Anyway, my biggest hurdle in recent years in visualizing and attracting my best life has been knowing what exactly my best life would be – seeing, specifically, in my mind’s eye, my perfect life. Most experts on the subject advise us to be specific, and that’s where I always get bogged down in too many choices and details, which would explain why I have felt like I was in a sort of holding pattern for a long time.

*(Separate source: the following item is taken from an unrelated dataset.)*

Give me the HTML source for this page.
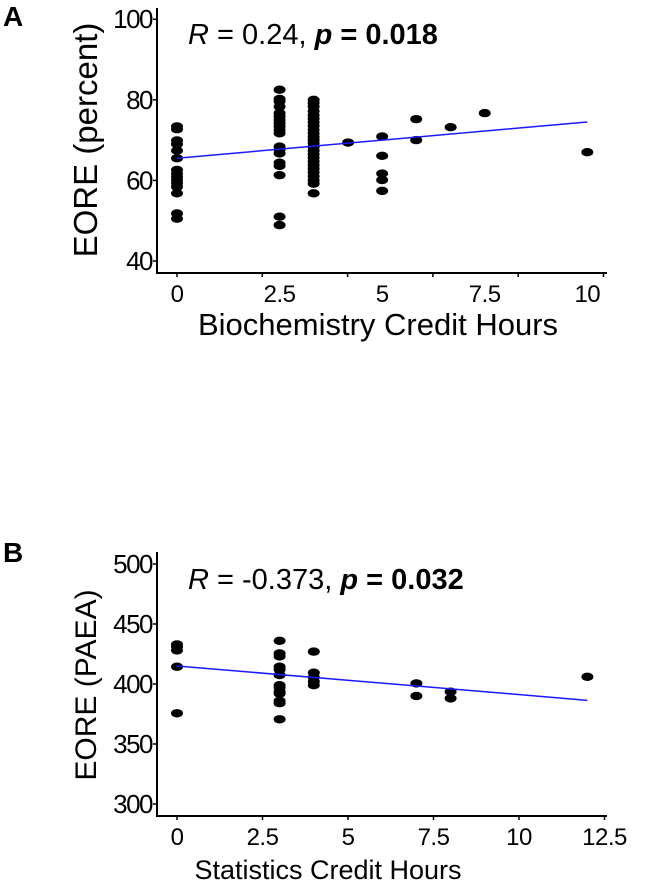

Just a few years ago, I knew exactly what I wanted. Or didn’t want any longer. And once I set my mind to the task of shedding what didn’t work anymore, it was gone. Almost that quickly. And this week was another example. So I know this stuff works, which is why I want so much to decide what I want -- but it' the deciding that always mucks me up. Sooo many choices!!! -- Of course, as we get older life weed out some choice for us - I am clearly never going to be a ballerina -- actually, youth probably wouldn't have helped me with that one either -- but still, there are soo many things I have yet to do in this life, and I need to pick something!!
So today I had a sort of epiphany. In trying to imagine my best life, I was thinking too big. I was trying to imagine the whole package at once -- home, partner, job, vacation, car, financial situation -- to name a few – but all at once, and I would get stuck on so many details that my perfect life would short circuit and I would be left with so many questions about what I wanted that I could not form a clear vision.

Even though I have big dreams, I am going to dream small! I will focus my energy on one small dream at a time...

Meanwhile,  I really do still have to get ready for work. It may not be my next dream job but it's a really good one that I am very grateful to have!!